• **Exercise aim**: Can you find the lines of the listing that include "this" and copy every one?

• **Input data**:
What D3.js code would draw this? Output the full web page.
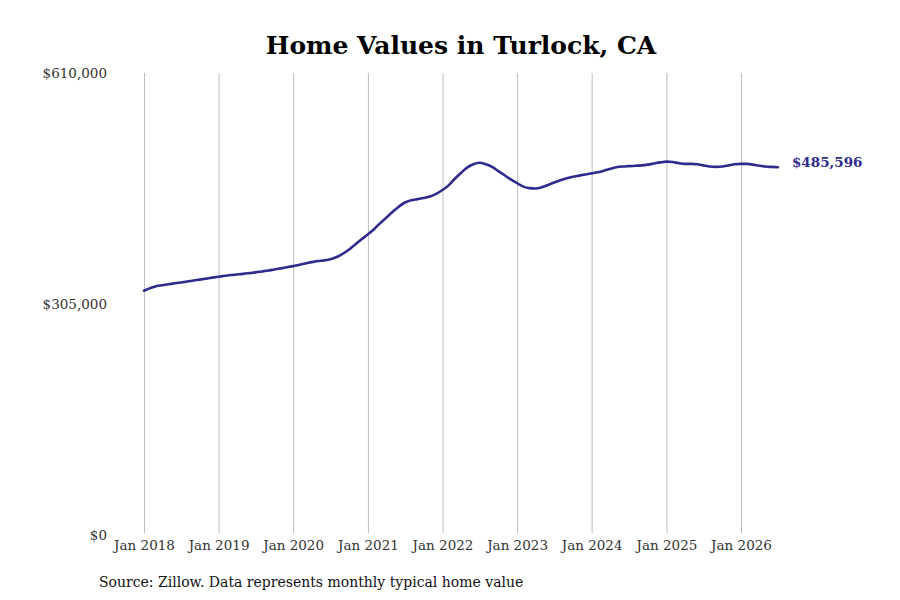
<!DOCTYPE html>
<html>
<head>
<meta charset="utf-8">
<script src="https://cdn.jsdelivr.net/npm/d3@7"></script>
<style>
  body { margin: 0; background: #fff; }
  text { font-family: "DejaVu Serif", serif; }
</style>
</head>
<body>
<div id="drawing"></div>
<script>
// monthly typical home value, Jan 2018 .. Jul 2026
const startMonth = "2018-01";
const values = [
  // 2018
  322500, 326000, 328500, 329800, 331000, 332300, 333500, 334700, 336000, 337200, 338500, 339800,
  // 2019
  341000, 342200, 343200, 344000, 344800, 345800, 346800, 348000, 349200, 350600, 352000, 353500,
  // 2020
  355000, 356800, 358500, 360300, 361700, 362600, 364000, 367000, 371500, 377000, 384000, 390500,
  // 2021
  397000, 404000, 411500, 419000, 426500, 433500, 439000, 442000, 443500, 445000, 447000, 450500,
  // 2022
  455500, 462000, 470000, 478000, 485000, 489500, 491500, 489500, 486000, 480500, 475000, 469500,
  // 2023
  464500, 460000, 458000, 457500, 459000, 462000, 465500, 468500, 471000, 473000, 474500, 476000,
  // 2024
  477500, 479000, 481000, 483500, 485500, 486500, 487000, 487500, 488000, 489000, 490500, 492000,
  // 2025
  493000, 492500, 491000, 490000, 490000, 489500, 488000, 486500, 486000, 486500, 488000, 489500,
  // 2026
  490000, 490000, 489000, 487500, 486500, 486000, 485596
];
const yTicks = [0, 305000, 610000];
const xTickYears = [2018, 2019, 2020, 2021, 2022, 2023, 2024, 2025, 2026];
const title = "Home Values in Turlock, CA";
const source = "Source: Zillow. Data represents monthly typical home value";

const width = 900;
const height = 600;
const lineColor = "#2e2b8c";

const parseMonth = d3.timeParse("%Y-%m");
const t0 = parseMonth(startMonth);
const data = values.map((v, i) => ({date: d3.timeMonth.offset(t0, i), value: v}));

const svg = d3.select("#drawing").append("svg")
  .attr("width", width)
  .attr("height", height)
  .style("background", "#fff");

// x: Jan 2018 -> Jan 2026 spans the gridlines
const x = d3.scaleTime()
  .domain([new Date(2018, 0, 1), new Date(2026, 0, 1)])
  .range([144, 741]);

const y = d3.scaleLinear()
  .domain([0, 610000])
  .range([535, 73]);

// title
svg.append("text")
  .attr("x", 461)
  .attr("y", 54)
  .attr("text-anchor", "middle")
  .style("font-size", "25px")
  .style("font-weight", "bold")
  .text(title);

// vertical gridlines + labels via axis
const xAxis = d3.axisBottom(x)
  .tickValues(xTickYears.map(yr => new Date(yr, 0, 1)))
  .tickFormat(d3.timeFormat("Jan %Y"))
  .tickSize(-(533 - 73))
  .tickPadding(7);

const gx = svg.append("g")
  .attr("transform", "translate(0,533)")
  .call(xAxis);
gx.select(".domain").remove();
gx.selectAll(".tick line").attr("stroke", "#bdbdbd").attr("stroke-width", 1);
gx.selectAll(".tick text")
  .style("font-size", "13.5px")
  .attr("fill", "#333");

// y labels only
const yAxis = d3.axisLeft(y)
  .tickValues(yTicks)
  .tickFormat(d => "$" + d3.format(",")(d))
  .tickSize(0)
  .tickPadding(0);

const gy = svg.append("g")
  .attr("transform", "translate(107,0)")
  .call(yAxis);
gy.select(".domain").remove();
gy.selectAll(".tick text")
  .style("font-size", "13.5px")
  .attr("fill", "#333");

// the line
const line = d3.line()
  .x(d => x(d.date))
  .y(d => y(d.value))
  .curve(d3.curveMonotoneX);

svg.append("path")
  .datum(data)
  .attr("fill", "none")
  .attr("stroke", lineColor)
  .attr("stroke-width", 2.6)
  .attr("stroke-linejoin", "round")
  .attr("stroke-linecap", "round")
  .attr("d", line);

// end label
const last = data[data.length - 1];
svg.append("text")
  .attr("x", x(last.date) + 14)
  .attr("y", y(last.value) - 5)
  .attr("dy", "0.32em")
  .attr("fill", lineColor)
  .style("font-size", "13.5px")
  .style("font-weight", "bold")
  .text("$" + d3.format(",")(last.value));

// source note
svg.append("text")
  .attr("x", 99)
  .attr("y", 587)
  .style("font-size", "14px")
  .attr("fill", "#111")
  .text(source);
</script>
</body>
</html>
* * *
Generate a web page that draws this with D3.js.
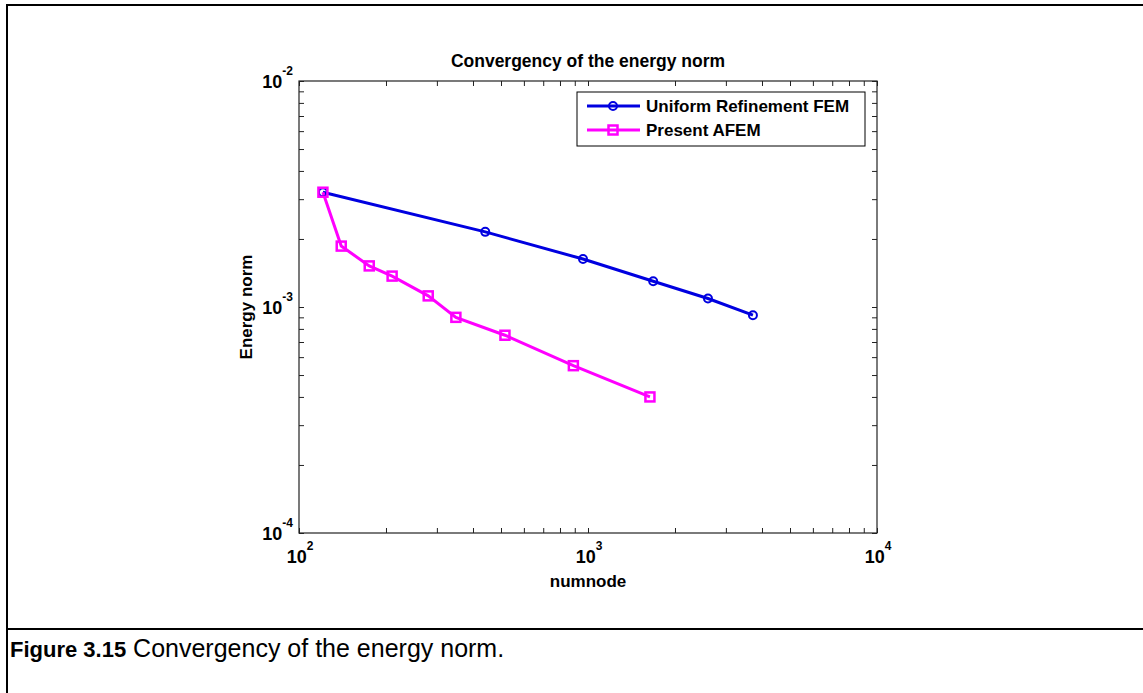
* * *
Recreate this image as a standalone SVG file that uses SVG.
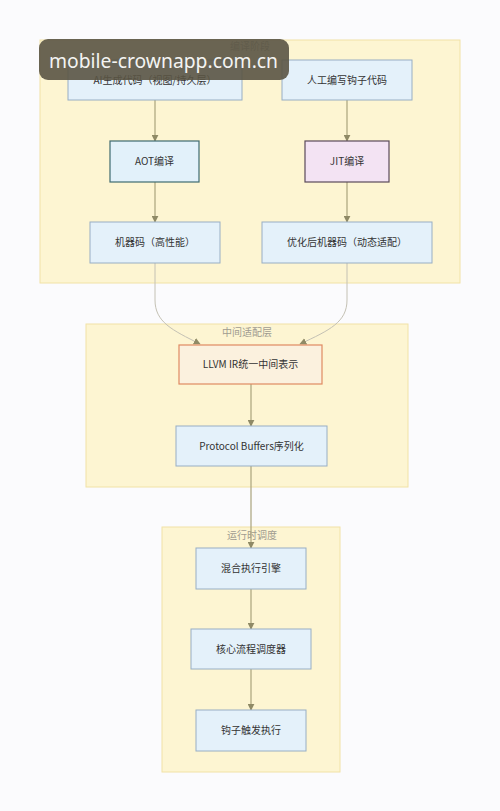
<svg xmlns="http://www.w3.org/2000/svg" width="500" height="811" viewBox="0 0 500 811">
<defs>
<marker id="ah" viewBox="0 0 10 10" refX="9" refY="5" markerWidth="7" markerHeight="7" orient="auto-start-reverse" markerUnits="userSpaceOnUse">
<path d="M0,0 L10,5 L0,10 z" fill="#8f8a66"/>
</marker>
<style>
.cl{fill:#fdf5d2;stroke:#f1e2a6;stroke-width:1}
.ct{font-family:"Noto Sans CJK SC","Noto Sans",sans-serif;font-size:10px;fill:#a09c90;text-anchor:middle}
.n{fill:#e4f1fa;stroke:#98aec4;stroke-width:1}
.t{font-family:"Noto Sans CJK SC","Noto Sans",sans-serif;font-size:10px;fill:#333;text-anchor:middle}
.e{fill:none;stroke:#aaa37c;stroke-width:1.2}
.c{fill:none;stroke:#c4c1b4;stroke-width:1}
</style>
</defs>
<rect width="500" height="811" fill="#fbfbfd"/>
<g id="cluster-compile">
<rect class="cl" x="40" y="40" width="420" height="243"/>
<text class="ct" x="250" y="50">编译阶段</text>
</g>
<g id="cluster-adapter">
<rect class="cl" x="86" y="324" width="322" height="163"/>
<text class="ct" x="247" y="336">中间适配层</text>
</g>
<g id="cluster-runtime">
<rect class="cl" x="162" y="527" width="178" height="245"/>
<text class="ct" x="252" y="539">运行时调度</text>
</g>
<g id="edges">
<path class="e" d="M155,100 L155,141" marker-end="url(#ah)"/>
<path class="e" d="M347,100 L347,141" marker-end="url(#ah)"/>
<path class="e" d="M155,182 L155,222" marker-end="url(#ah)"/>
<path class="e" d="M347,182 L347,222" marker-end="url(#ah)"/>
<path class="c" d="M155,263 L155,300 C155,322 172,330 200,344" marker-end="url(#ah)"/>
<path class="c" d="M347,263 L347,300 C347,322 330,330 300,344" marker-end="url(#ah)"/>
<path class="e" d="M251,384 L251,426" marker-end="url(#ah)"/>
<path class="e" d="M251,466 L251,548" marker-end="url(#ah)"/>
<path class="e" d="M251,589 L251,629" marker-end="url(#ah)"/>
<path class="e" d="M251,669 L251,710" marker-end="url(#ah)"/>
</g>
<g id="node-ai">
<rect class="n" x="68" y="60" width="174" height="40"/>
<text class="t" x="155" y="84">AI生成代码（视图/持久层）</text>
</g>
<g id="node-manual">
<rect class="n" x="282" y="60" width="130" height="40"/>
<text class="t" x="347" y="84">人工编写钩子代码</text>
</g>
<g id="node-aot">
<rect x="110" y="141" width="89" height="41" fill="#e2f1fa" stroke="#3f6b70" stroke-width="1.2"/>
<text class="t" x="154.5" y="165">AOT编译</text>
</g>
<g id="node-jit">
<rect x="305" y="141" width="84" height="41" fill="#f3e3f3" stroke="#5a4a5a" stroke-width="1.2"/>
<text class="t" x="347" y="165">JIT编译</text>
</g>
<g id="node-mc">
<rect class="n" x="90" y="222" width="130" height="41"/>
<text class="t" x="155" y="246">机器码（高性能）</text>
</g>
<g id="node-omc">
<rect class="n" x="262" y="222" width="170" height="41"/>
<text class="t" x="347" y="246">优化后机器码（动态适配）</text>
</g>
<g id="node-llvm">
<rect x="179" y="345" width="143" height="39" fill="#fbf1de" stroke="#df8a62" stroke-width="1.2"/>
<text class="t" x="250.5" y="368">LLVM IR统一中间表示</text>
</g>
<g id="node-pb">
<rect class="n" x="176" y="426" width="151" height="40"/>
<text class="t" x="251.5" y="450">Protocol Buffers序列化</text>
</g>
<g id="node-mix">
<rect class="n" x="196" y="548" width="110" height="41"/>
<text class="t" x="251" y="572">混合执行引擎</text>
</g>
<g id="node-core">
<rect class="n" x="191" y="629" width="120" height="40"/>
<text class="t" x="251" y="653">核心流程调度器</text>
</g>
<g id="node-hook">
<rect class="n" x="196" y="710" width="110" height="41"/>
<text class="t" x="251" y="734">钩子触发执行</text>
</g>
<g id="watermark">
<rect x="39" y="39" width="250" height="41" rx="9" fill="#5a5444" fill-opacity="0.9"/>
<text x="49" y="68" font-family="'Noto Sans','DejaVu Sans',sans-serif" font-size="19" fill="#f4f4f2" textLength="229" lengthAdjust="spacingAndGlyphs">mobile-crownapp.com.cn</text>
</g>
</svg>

• **Exercise result**:
What D3.js code would draw this? Output the full web page.
Generate a web page that draws this with D3.js.
Recreate this image as a standalone SVG file that uses SVG.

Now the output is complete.